# Harnesses and changing gait



## For Want of Poodle (Feb 25, 2019)

I have been told for years to avoid the no pull style harnesses because they can alter how a dog walks and lead to injury, but never thought about it any further, just made sure to get a different style for longline work with Annie.

(Here's an article: The No-Pull Harness Debate - Whole Dog Journal and here's a study https://www.caninesports.com/uploads/1/5/3/1/15319800/lafuente_effects_of_harnesses.pdf)

Somewhere else on the internet I ran into this video. It shows two styles of 'regular' harnesses (not no pull types), and the dogs gait harness free, in a harness that goes between the legs, and a harness that wraps around the chest and belly. The latter type noticeably affects the dogs gait- the dog can no longer keep up with the treadmill! I see that style of harness being used on service dogs, which is concerning. 






Further reading is suggesting it's the harnesses with a prominent chest strap (called restrictive harnesses) that are the most problematic.

Anyway, thought it was interesting and a very visual way of seeing the issue.

Hope that helps someone else!


----------



## Raindrops (Mar 24, 2019)

Yes, I looked into this a while ago. I think the harnesses that impair leg movement cannot be good for the dog.
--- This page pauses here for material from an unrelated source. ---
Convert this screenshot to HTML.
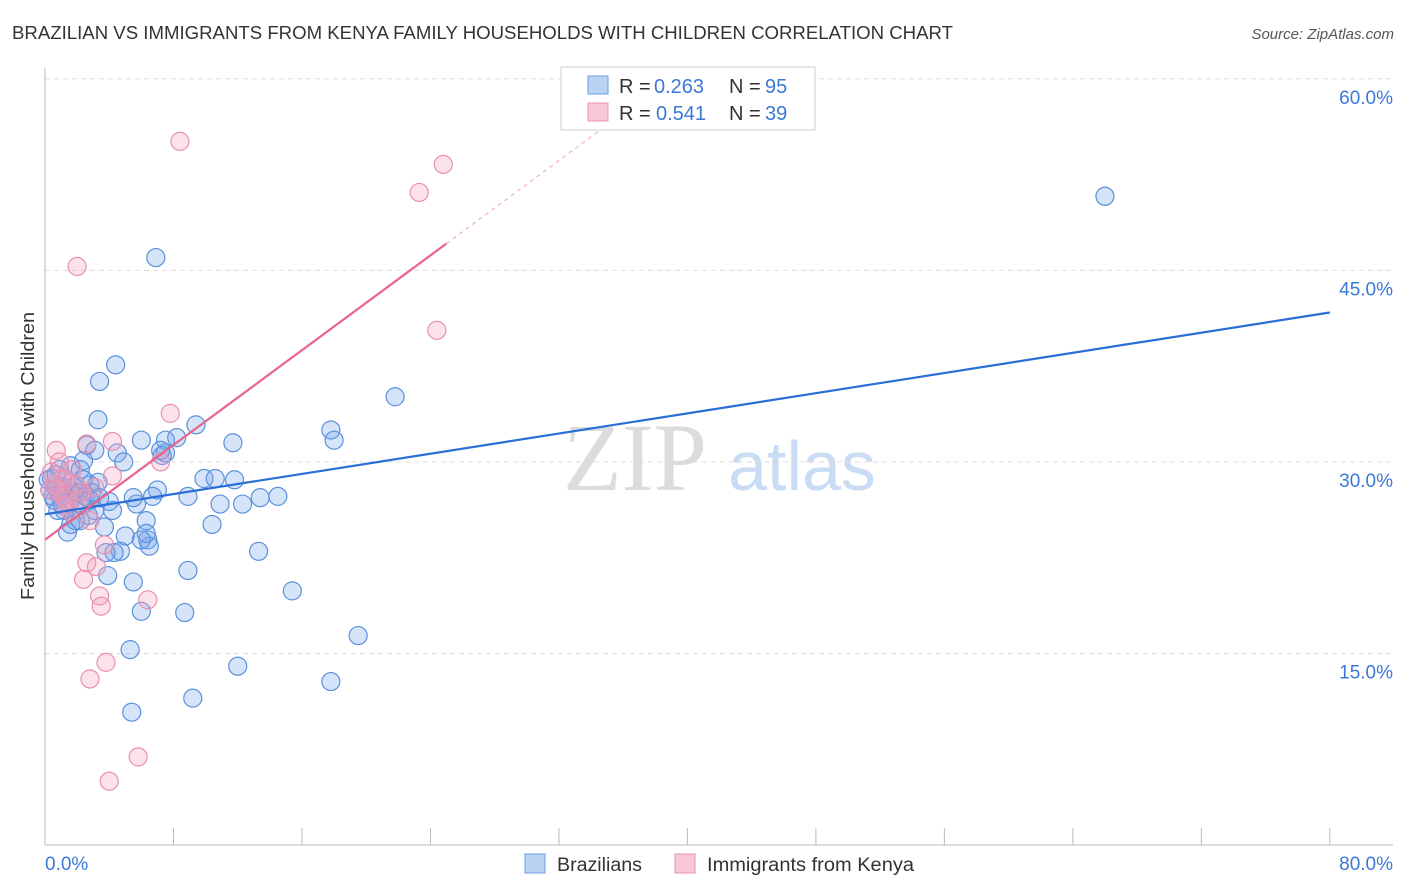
<!DOCTYPE html>
<html><head><meta charset="utf-8"><style>
body{margin:0;background:#fff;font-family:"Liberation Sans",sans-serif}
svg{display:block}
</style></head><body>
<svg width="1406" height="892" xmlns="http://www.w3.org/2000/svg">
<text x="12" y="39" font-size="18" fill="#333" textLength="941" lengthAdjust="spacingAndGlyphs">BRAZILIAN VS IMMIGRANTS FROM KENYA FAMILY HOUSEHOLDS WITH CHILDREN CORRELATION CHART</text>
<text x="1394" y="39" font-size="15" fill="#555" font-style="italic" text-anchor="end">Source: ZipAtlas.com</text>
<g>
<text x="635" y="490" font-size="96" fill="#dcdcdc" font-family="Liberation Serif,serif" text-anchor="middle">ZIP</text>
<text x="802" y="490" font-size="70" fill="#c9dcf3" text-anchor="middle">atlas</text>
</g>
<g id="grid"></g>
<line x1="45" y1="68" x2="45" y2="845" stroke="#bbb"/>
<line x1="45" y1="845" x2="1393" y2="845" stroke="#bbb"/>
<g id="xticks"></g>
<text x="45" y="870" font-size="19" fill="#3b78d8">0.0%</text>
<text x="1393" y="870" font-size="19" fill="#3b78d8" text-anchor="end">80.0%</text>
<text transform="translate(34,456) rotate(-90)" font-size="18" fill="#333" text-anchor="middle" textLength="288" lengthAdjust="spacingAndGlyphs">Family Households with Children</text>
<g id="pts"></g>
<g id="lines"></g>
<g>
<rect x="561" y="67" width="254" height="63" fill="#fff" stroke="#ccc"/>
<rect x="588" y="76" width="20" height="18" fill="#b9d3f5" stroke="#6d9fe0"/>
<rect x="588" y="103" width="20" height="18" fill="#f8c8d6" stroke="#e895b2"/>
<text x="619" y="93" font-size="20" fill="#333">R =</text>
<text x="654" y="93" font-size="20" fill="#3b78d8">0.263</text>
<text x="729" y="93" font-size="20" fill="#333">N =</text>
<text x="765" y="93" font-size="20" fill="#3b78d8">95</text>
<text x="619" y="120" font-size="20" fill="#333">R =</text>
<text x="656" y="120" font-size="20" fill="#3b78d8">0.541</text>
<text x="729" y="120" font-size="20" fill="#333">N =</text>
<text x="765" y="120" font-size="20" fill="#3b78d8">39</text>
</g>
<g>
<rect x="525" y="854" width="20" height="19" fill="#b9d3f5" stroke="#6d9fe0"/>
<text x="557" y="871" font-size="19" fill="#333" textLength="85" lengthAdjust="spacingAndGlyphs">Brazilians</text>
<rect x="675" y="854" width="20" height="19" fill="#f8c8d6" stroke="#e895b2"/>
<text x="707" y="871" font-size="19" fill="#333" textLength="207" lengthAdjust="spacingAndGlyphs">Immigrants from Kenya</text>
</g>
</svg>
<script>
const yTicks=[15,30,45,60];
const yTickLabels=["15.0%","30.0%","45.0%","60.0%"];
const xTicks=[8,16,24,32,40,48,56,64,72,80];
const blueX=[66.0,6.9,4.4,3.4,3.3,21.8,17.8,18.0,9.4,8.2,7.5,6.0,7.3,7.5,11.7,2.6,3.1,4.5,4.9,1.6,2.4,9.9,10.6,11.8,14.5,13.4,8.9,7.0,6.7,5.7,4.0,4.2,12.3,10.9,10.4,6.3,3.7,1.4,1.6,2.2,1.9,2.8,3.3,1.1,0.6,0.3,0.4,0.9,6.4,6.5,5.0,4.7,4.3,3.8,3.9,5.5,8.9,13.3,15.4,8.7,6.0,19.5,5.3,12.0,17.8,9.2,5.4,0.9,1.2,1.7,2.1,2.5,3.1,2.7,1.9,0.7,0.2,0.5,1.3,2.2,2.9,3.4,6.3,5.5,6.0,7.2,1.6,0.8,2.3,1.2,2.8,0.7,1.1,1.8,2.4];
const blueY=[50.8,46.0,37.6,36.3,33.3,35.1,32.5,31.7,32.9,31.9,31.7,31.7,30.5,30.7,31.5,31.3,30.9,30.7,30.0,29.7,30.1,28.7,28.7,28.6,27.3,27.2,27.3,27.8,27.3,26.7,26.9,26.2,26.7,26.7,25.1,25.4,24.9,24.5,25.1,25.4,28.2,28.2,28.4,26.6,27.0,27.8,28.7,29.4,23.9,23.4,24.2,23.0,22.9,22.9,21.1,20.6,21.5,23.0,19.9,18.2,18.3,16.4,15.3,14.0,12.8,11.5,10.4,27.4,27.8,27.4,27.6,27.3,26.2,25.8,25.4,28.0,28.6,27.3,28.6,29.4,27.6,27.2,24.4,27.2,23.9,30.9,27.0,26.2,26.6,26.2,27.0,29.0,28.0,28.0,28.6];
const pinkX=[8.4,24.8,23.3,2.0,24.4,7.8,0.7,4.2,2.6,1.7,0.9,1.3,0.6,0.3,1.1,1.4,0.8,1.9,2.3,4.2,7.2,3.7,2.6,3.2,2.4,3.4,3.5,6.4,3.8,2.8,5.8,4.0,1.6,2.8,1.1,0.4,2.1,3.1,1.2];
const pinkY=[55.1,53.3,51.1,45.3,40.3,33.8,30.9,31.6,31.4,29.4,30.0,28.6,28.2,27.8,27.3,27.0,27.8,28.2,27.6,28.9,30.0,23.5,22.1,21.8,20.8,19.5,18.7,19.2,14.3,13.0,6.9,5.0,26.1,25.4,28.7,29.2,27.0,28.0,26.6];
const blueTrend=[25.9,41.7];
const pinkTrend=[23.9,0.928];
const NS="http://www.w3.org/2000/svg";
const sx=v=>45+v*16.06, sy=v=>845-v*12.77;
function mk(t,a,p){const e=document.createElementNS(NS,t);for(const k in a)e.setAttribute(k,a[k]);p.appendChild(e);return e;}
const grid=document.getElementById('grid');
yTicks.forEach((t,i)=>{
 const l=mk('line',{x1:45,x2:1393,y1:sy(t),y2:sy(t),stroke:'#ddd','stroke-dasharray':'5,4'},grid);
 
 
 const tx=mk('text',{x:1393,y:sy(t)+25,'font-size':19,fill:'#3b78d8','text-anchor':'end'},grid);
 tx.textContent=yTickLabels[i];
 
 
});
const xt=document.getElementById('xticks');
xTicks.forEach(t=>{
 const l=mk('line',{x1:sx(t),x2:sx(t),y1:845,y2:828,stroke:'#bbb'},xt);
 
 
});
const pts=document.getElementById('pts');
blueX.forEach((x,i)=>{
 const c=mk('circle',{cx:sx(x),cy:sy(blueY[i]),r:9,fill:'rgba(120,165,235,0.3)',stroke:'#5a90dc','stroke-width':1.2},pts);
 
 
});
pinkX.forEach((x,i)=>{
 const c=mk('circle',{cx:sx(x),cy:sy(pinkY[i]),r:9,fill:'rgba(245,160,190,0.3)',stroke:'#e890ae','stroke-width':1.2},pts);
 
 
});
const ln=document.getElementById('lines');
const b=mk('line',{x1:sx(0),y1:sy(blueTrend[0]),x2:sx(80),y2:sy(blueTrend[1]),stroke:'#2a6fd6','stroke-width':2.2},ln);


const p=mk('line',{x1:sx(0),y1:sy(pinkTrend[0]),x2:sx(25),y2:sy(pinkTrend[0]+pinkTrend[1]*25),stroke:'#e8638e','stroke-width':2.2},ln);


const pd=mk('line',{x1:sx(25),y1:sy(pinkTrend[0]+pinkTrend[1]*25),x2:sx(34.6),y2:sy(pinkTrend[0]+pinkTrend[1]*34.6),stroke:'#e8a0b8','stroke-width':1,'stroke-dasharray':'4,4'},ln);


</script>
</body></html>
Currently I am using a Haqihana harness with Misha and he walks really well in it. It is not restrictive and very adjustable. I do think that a dog walking with a loose leash is probably fine in a harness with a chest strap. It is when they are pulling that it will impair movement of the shoulders.


----------



## For Want of Poodle (Feb 25, 2019)

Here's another article on how to chose a harness, with pictures


https://www.caninesports.com/uploads/1/5/3/1/15319800/harnesses_for_agility_dogs.pdf



What I found interesting was you could see the dogs gait change even when the leash was not attached to the harness, though less obviously than when pulling.
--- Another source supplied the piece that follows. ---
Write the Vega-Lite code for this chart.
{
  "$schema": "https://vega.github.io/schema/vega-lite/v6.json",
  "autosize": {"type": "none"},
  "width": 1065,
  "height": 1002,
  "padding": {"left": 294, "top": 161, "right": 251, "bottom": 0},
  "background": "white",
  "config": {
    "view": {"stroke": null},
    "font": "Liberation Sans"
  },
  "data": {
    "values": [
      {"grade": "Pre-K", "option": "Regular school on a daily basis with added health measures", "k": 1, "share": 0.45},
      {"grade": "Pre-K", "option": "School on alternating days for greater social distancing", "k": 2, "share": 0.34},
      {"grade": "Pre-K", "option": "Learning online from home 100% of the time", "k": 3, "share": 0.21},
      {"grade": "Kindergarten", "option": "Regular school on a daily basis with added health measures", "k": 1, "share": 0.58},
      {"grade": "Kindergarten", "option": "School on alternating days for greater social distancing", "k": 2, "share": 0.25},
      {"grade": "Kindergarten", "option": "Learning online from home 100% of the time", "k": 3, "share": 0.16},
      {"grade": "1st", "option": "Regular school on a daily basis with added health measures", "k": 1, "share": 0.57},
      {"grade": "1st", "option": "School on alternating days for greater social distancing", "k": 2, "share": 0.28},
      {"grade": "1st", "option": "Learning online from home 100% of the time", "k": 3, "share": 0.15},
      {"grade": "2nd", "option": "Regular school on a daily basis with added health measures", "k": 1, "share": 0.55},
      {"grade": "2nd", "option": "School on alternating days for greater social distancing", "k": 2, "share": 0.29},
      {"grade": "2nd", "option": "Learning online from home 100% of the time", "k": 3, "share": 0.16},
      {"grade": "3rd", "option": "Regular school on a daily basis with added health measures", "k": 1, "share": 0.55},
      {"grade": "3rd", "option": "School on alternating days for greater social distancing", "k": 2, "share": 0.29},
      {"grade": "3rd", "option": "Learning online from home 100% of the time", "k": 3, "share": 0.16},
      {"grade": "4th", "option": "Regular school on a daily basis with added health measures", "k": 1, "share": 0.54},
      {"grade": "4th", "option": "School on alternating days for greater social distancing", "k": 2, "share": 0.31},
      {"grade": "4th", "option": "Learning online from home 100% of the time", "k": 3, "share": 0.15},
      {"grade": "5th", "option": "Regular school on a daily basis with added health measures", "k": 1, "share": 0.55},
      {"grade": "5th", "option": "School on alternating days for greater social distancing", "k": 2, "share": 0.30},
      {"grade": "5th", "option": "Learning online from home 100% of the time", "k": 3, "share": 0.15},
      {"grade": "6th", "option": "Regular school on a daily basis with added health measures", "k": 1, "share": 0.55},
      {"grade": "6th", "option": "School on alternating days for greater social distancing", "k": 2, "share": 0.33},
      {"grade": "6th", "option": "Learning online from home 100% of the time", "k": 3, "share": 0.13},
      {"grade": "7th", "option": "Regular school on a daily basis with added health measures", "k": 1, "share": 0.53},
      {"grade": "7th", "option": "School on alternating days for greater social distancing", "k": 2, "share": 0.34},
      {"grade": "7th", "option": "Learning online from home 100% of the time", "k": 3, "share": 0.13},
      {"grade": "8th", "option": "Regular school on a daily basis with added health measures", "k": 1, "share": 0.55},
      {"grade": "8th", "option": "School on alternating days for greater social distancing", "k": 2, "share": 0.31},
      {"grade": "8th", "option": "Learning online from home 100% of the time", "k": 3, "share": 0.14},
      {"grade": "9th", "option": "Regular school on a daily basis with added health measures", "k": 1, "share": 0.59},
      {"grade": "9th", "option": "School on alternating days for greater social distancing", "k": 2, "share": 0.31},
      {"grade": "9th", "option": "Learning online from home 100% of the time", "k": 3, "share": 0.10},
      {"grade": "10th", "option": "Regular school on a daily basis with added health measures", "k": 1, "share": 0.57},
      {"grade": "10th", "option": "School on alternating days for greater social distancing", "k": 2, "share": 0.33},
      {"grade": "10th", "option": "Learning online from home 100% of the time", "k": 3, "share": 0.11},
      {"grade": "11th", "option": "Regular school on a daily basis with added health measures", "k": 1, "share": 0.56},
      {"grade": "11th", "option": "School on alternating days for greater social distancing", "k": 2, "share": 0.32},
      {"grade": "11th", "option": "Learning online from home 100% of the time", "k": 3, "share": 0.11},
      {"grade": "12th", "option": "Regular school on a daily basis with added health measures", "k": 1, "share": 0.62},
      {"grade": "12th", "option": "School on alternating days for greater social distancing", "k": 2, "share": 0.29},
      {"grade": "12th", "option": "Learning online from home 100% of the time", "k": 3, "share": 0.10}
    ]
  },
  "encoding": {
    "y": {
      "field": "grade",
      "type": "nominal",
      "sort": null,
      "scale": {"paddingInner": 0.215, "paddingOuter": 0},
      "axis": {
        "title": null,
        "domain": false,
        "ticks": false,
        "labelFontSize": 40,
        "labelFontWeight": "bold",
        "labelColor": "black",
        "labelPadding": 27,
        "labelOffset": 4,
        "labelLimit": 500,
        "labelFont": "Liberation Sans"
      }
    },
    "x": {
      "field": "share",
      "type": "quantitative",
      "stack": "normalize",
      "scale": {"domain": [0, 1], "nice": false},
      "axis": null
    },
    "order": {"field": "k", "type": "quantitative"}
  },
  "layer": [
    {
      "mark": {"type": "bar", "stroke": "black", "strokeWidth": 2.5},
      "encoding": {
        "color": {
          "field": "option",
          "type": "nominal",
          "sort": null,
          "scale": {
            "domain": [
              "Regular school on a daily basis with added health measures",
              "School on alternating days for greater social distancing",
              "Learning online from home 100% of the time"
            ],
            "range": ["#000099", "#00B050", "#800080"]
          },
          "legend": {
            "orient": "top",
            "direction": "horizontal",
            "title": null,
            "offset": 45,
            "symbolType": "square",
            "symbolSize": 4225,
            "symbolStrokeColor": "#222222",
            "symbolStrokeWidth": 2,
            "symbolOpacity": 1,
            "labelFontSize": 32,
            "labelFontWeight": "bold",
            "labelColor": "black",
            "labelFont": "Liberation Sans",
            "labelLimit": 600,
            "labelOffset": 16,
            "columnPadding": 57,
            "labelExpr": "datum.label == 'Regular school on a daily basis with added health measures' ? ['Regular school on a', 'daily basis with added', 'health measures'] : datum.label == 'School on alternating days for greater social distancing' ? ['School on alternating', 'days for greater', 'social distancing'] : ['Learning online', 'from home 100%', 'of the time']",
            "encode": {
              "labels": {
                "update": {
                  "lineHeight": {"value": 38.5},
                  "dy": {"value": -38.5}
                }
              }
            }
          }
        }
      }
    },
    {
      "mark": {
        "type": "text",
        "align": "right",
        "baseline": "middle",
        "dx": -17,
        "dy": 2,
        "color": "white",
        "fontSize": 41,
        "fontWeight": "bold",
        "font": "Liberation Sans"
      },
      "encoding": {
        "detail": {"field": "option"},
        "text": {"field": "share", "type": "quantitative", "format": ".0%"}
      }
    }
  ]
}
Annie has a very adjustable harness from RC pets and luckily it meets all the criteria in that article. But that's just luck, as I just tried harnesses on to find one that fit well, rather than looking at if it was restricting her motion. Which is good, because she mostly wears her harness on hikes which would be long, repetitive motion at speed over rough ground.


----------



## Brownie_mom (Dec 1, 2020)

Raindrops said:


> Currently I am using a Haqihana harness with Misha


Raindrops, can you please share where did you purchase the Haqihana harness? Are there retailers on the web?


----------